GIVEN PROBLEM — Leaving out every picture, quote the data below exactly as it appears.

====================

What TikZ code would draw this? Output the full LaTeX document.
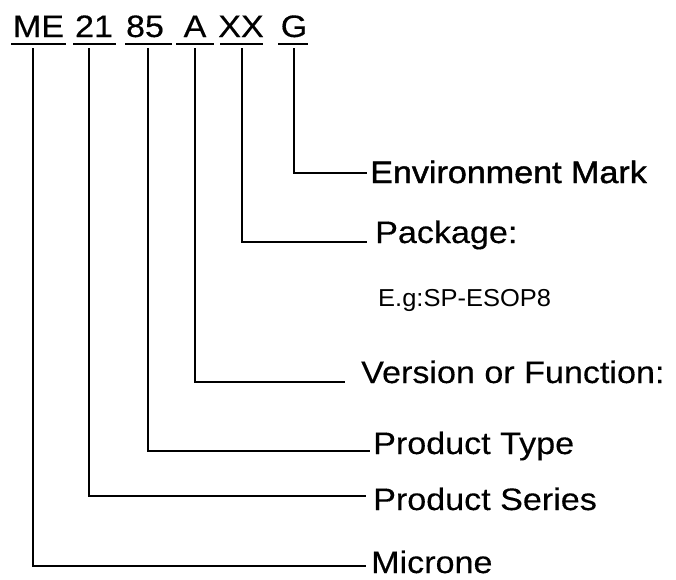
\documentclass[tikz,border=0pt]{standalone}
\usepackage{fontspec}
\setmainfont{Liberation Sans}[FakeStretch=1.1,FakeBold=0.3]
\newfontfamily\envfont{Liberation Sans}[FakeStretch=1.1,FakeBold=1.4]
\newfontfamily\smallfont{Liberation Sans}[FakeStretch=1.04]
\begin{document}
\begin{tikzpicture}[x=1pt,y=-1pt,
  tok/.style={anchor=base,inner sep=0pt,font=\fontsize{31}{36}\selectfont},
  lbl/.style={anchor=base west,inner sep=0pt,font=\fontsize{31}{36}\selectfont},
  small/.style={anchor=base west,inner sep=0pt,font=\smallfont\fontsize{24.5}{29}\selectfont},
  wire/.style={line width=1.7pt,line cap=rect,line join=miter},
  uline/.style={line width=1.7pt}]
\useasboundingbox (0,0) rectangle (676,579);
% top part number tokens
\node[tok] (me) at (38.5,37) {ME};
\node[tok] (n21) at (94,37) {21};
\node[tok] (n85) at (145,37) {85};
\node[tok] (a) at (195,37) {A};
\node[tok] (xx) at (241,37) {XX};
\node[tok] (g) at (294,37) {G};
% underlines
\draw[uline] (11,44) -- (66,44);
\draw[uline] (73,44) -- (116,44);
\draw[uline] (125,44) -- (172,44);
\draw[uline] (176,44) -- (214,44);
\draw[uline] (220,44) -- (263,44);
\draw[uline] (278,44) -- (308,44);
% labels
\node[lbl,font=\envfont\fontsize{31}{36}\selectfont] (env) at (370,183) {Environment Mark};
\node[lbl] (pkg) at (375,243) {Package:};
\node[small] (eg) at (378,306) {E.g:SP-ESOP8};
\node[lbl] (ver) at (361,383) {Version or Function:};
\node[lbl] (ptype) at (373,454) {Product Type};
\node[lbl] (pser) at (373,510) {Product Series};
\node[lbl] (mic) at (371,573) {Microne};
% tick tops
\coordinate (meT) at (33,49);
\coordinate (n21T) at (89,49);
\coordinate (n85T) at (148,49);
\coordinate (aT) at (195,49);
\coordinate (xxT) at (242,49);
\coordinate (gT) at (294,49);
% line ends
\coordinate (envE) at (366,173);
\coordinate (pkgE) at (366,242);
\coordinate (verE) at (344,382);
\coordinate (ptypeE) at (369,451);
\coordinate (pserE) at (365,496);
\coordinate (micE) at (365,566);
% connectors
\draw[wire] (gT) |- (envE);
\draw[wire] (xxT) |- (pkgE);
\draw[wire] (aT) |- (verE);
\draw[wire] (n85T) |- (ptypeE);
\draw[wire] (n21T) |- (pserE);
\draw[wire] (meT) |- (micE);
\end{tikzpicture}
\end{document}
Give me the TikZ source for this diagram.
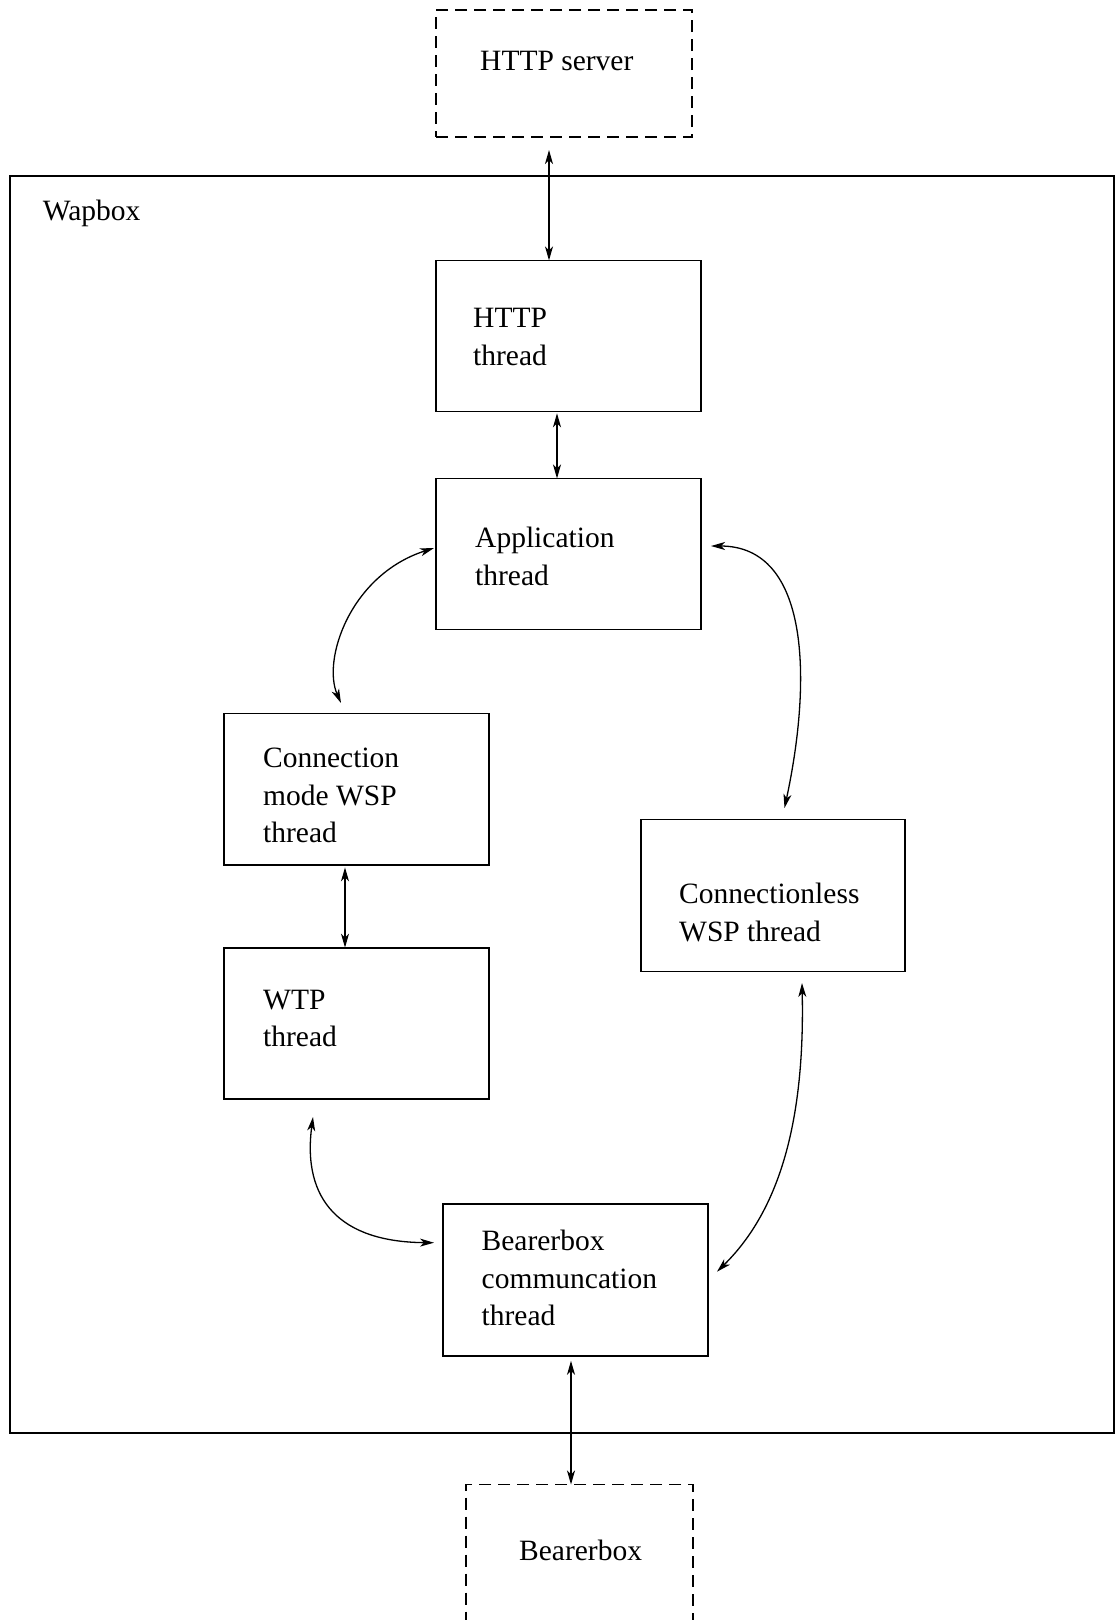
\documentclass[tikz,border=0pt]{standalone}
\usepackage{fontspec}
\setmainfont{Liberation Serif}
\usetikzlibrary{arrows.meta}
\begin{document}
\begin{tikzpicture}[x=1pt,y=-1pt,
  boxst/.style={draw,line width=1.8pt,anchor=north west,inner sep=0pt,outer sep=0pt,minimum width=264.6pt},
  dashbox/.style={draw,line width=1.8pt,dash pattern=on 12pt off 7pt,anchor=north west,inner sep=0pt,outer sep=0pt},
  lbl/.style={anchor=base west,inner sep=0pt,align=left,font=\fontsize{29.5}{37.5}\selectfont},
  conn/.style={line width=1.3pt,{Stealth[length=14pt,width=8pt,inset=4pt]}-{Stealth[length=14pt,width=8pt,inset=4pt]}}]
\useasboundingbox (0,0) rectangle (1115,1620);
% boxes
\node[dashbox,minimum width=256pt,minimum height=127pt] (srv) at (436,10) {};
\node[draw,line width=1.8pt,anchor=north west,inner sep=0pt,outer sep=0pt,minimum width=1104pt,minimum height=1257pt] (wap) at (10.3,175.7) {};
\node[boxst,minimum height=151pt] (http) at (436,260.4) {};
\node[boxst,minimum height=151pt] (app) at (436,478.5) {};
\node[boxst,minimum height=151.5pt] (cmode) at (224.2,713.5) {};
\node[boxst,minimum height=151pt] (wtp) at (224.2,947.6) {};
\node[boxst,minimum height=152pt] (cless) at (640.7,819.5) {};
\node[boxst,minimum height=151.8pt] (bcomm) at (443.3,1204) {};
\node[dashbox,minimum width=227pt,minimum height=160pt] (bbox) at (466,1484.5) {};
% labels (anchor = baseline of the last line)
\node[lbl] (tsrv) at (480,70) {HTTP server};
\node[lbl] (twap) at (42.7,220) {Wapbox};
\node[lbl] (thttp) at (473,365) {HTTP\\thread};
\node[lbl] (tapp) at (475,585) {Application\\thread};
\node[lbl] (tcmode) at (263,842.5) {Connection\\mode WSP\\thread};
\node[lbl] (tcless) at (679,941) {Connectionless\\WSP thread};
\node[lbl] (twtp) at (263,1046.5) {WTP\\thread};
\node[lbl] (tbcomm) at (481.5,1325.5) {Bearerbox\\communcation\\thread};
\node[lbl] (tbbox) at (519,1560.7) {Bearerbox};
% free connector ends
\coordinate (e1) at (549,150);
\coordinate (e2) at (557,413.3);
\coordinate (e3) at (434,548);
\coordinate (e4) at (341,703);
\coordinate (e5) at (711,546);
\coordinate (e6) at (784.5,808);
\coordinate (e7) at (345,867.4);
\coordinate (e8) at (313,1117);
\coordinate (e9) at (434,1242.7);
\coordinate (e10) at (802,983);
\coordinate (e11) at (717,1271.7);
\coordinate (e12) at (571,1360.8);
% connectors
\draw[conn] (e1) -- (e1 |- http.north);
\draw[conn] (e2) -- (e2 |- app.north);
\draw[conn] (e3) .. controls (350,575) and (322,660) .. (e4);
\draw[conn] (e5) .. controls (810,546) and (812,680) .. (e6);
\draw[conn] (e7) -- (e7 |- wtp.north);
\draw[conn] (e8) .. controls (302,1200) and (340,1242) .. (e9);
\draw[conn] (e10) .. controls (805,1120) and (780,1210) .. (e11);
\draw[conn] (e12) -- (e12 |- bbox.north);
\end{tikzpicture}
\end{document}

====================

WRITTEN ANSWER —
What TikZ code would draw this? Output the full LaTeX document.
\documentclass[tikz,border=0pt]{standalone}
\usepackage{fontspec}
\setmainfont{Liberation Sans}[FakeStretch=1.1,FakeBold=0.3]
\newfontfamily\envfont{Liberation Sans}[FakeStretch=1.1,FakeBold=1.4]
\newfontfamily\smallfont{Liberation Sans}[FakeStretch=1.04]
\begin{document}
\begin{tikzpicture}[x=1pt,y=-1pt,
  tok/.style={anchor=base,inner sep=0pt,font=\fontsize{31}{36}\selectfont},
  lbl/.style={anchor=base west,inner sep=0pt,font=\fontsize{31}{36}\selectfont},
  small/.style={anchor=base west,inner sep=0pt,font=\smallfont\fontsize{24.5}{29}\selectfont},
  wire/.style={line width=1.7pt,line cap=rect,line join=miter},
  uline/.style={line width=1.7pt}]
\useasboundingbox (0,0) rectangle (676,579);
% top part number tokens
\node[tok] (me) at (38.5,37) {ME};
\node[tok] (n21) at (94,37) {21};
\node[tok] (n85) at (145,37) {85};
\node[tok] (a) at (195,37) {A};
\node[tok] (xx) at (241,37) {XX};
\node[tok] (g) at (294,37) {G};
% underlines
\draw[uline] (11,44) -- (66,44);
\draw[uline] (73,44) -- (116,44);
\draw[uline] (125,44) -- (172,44);
\draw[uline] (176,44) -- (214,44);
\draw[uline] (220,44) -- (263,44);
\draw[uline] (278,44) -- (308,44);
% labels
\node[lbl,font=\envfont\fontsize{31}{36}\selectfont] (env) at (370,183) {Environment Mark};
\node[lbl] (pkg) at (375,243) {Package:};
\node[small] (eg) at (378,306) {E.g:SP-ESOP8};
\node[lbl] (ver) at (361,383) {Version or Function:};
\node[lbl] (ptype) at (373,454) {Product Type};
\node[lbl] (pser) at (373,510) {Product Series};
\node[lbl] (mic) at (371,573) {Microne};
% tick tops
\coordinate (meT) at (33,49);
\coordinate (n21T) at (89,49);
\coordinate (n85T) at (148,49);
\coordinate (aT) at (195,49);
\coordinate (xxT) at (242,49);
\coordinate (gT) at (294,49);
% line ends
\coordinate (envE) at (366,173);
\coordinate (pkgE) at (366,242);
\coordinate (verE) at (344,382);
\coordinate (ptypeE) at (369,451);
\coordinate (pserE) at (365,496);
\coordinate (micE) at (365,566);
% connectors
\draw[wire] (gT) |- (envE);
\draw[wire] (xxT) |- (pkgE);
\draw[wire] (aT) |- (verE);
\draw[wire] (n85T) |- (ptypeE);
\draw[wire] (n21T) |- (pserE);
\draw[wire] (meT) |- (micE);
\end{tikzpicture}
\end{document}
Give me the TikZ source for this diagram.
\documentclass[tikz,border=0pt]{standalone}
\usepackage{fontspec}
\setmainfont{Liberation Serif}
\usetikzlibrary{arrows.meta}
\begin{document}
\begin{tikzpicture}[x=1pt,y=-1pt,
  boxst/.style={draw,line width=1.8pt,anchor=north west,inner sep=0pt,outer sep=0pt,minimum width=264.6pt},
  dashbox/.style={draw,line width=1.8pt,dash pattern=on 12pt off 7pt,anchor=north west,inner sep=0pt,outer sep=0pt},
  lbl/.style={anchor=base west,inner sep=0pt,align=left,font=\fontsize{29.5}{37.5}\selectfont},
  conn/.style={line width=1.3pt,{Stealth[length=14pt,width=8pt,inset=4pt]}-{Stealth[length=14pt,width=8pt,inset=4pt]}}]
\useasboundingbox (0,0) rectangle (1115,1620);
% boxes
\node[dashbox,minimum width=256pt,minimum height=127pt] (srv) at (436,10) {};
\node[draw,line width=1.8pt,anchor=north west,inner sep=0pt,outer sep=0pt,minimum width=1104pt,minimum height=1257pt] (wap) at (10.3,175.7) {};
\node[boxst,minimum height=151pt] (http) at (436,260.4) {};
\node[boxst,minimum height=151pt] (app) at (436,478.5) {};
\node[boxst,minimum height=151.5pt] (cmode) at (224.2,713.5) {};
\node[boxst,minimum height=151pt] (wtp) at (224.2,947.6) {};
\node[boxst,minimum height=152pt] (cless) at (640.7,819.5) {};
\node[boxst,minimum height=151.8pt] (bcomm) at (443.3,1204) {};
\node[dashbox,minimum width=227pt,minimum height=160pt] (bbox) at (466,1484.5) {};
% labels (anchor = baseline of the last line)
\node[lbl] (tsrv) at (480,70) {HTTP server};
\node[lbl] (twap) at (42.7,220) {Wapbox};
\node[lbl] (thttp) at (473,365) {HTTP\\thread};
\node[lbl] (tapp) at (475,585) {Application\\thread};
\node[lbl] (tcmode) at (263,842.5) {Connection\\mode WSP\\thread};
\node[lbl] (tcless) at (679,941) {Connectionless\\WSP thread};
\node[lbl] (twtp) at (263,1046.5) {WTP\\thread};
\node[lbl] (tbcomm) at (481.5,1325.5) {Bearerbox\\communcation\\thread};
\node[lbl] (tbbox) at (519,1560.7) {Bearerbox};
% free connector ends
\coordinate (e1) at (549,150);
\coordinate (e2) at (557,413.3);
\coordinate (e3) at (434,548);
\coordinate (e4) at (341,703);
\coordinate (e5) at (711,546);
\coordinate (e6) at (784.5,808);
\coordinate (e7) at (345,867.4);
\coordinate (e8) at (313,1117);
\coordinate (e9) at (434,1242.7);
\coordinate (e10) at (802,983);
\coordinate (e11) at (717,1271.7);
\coordinate (e12) at (571,1360.8);
% connectors
\draw[conn] (e1) -- (e1 |- http.north);
\draw[conn] (e2) -- (e2 |- app.north);
\draw[conn] (e3) .. controls (350,575) and (322,660) .. (e4);
\draw[conn] (e5) .. controls (810,546) and (812,680) .. (e6);
\draw[conn] (e7) -- (e7 |- wtp.north);
\draw[conn] (e8) .. controls (302,1200) and (340,1242) .. (e9);
\draw[conn] (e10) .. controls (805,1120) and (780,1210) .. (e11);
\draw[conn] (e12) -- (e12 |- bbox.north);
\end{tikzpicture}
\end{document}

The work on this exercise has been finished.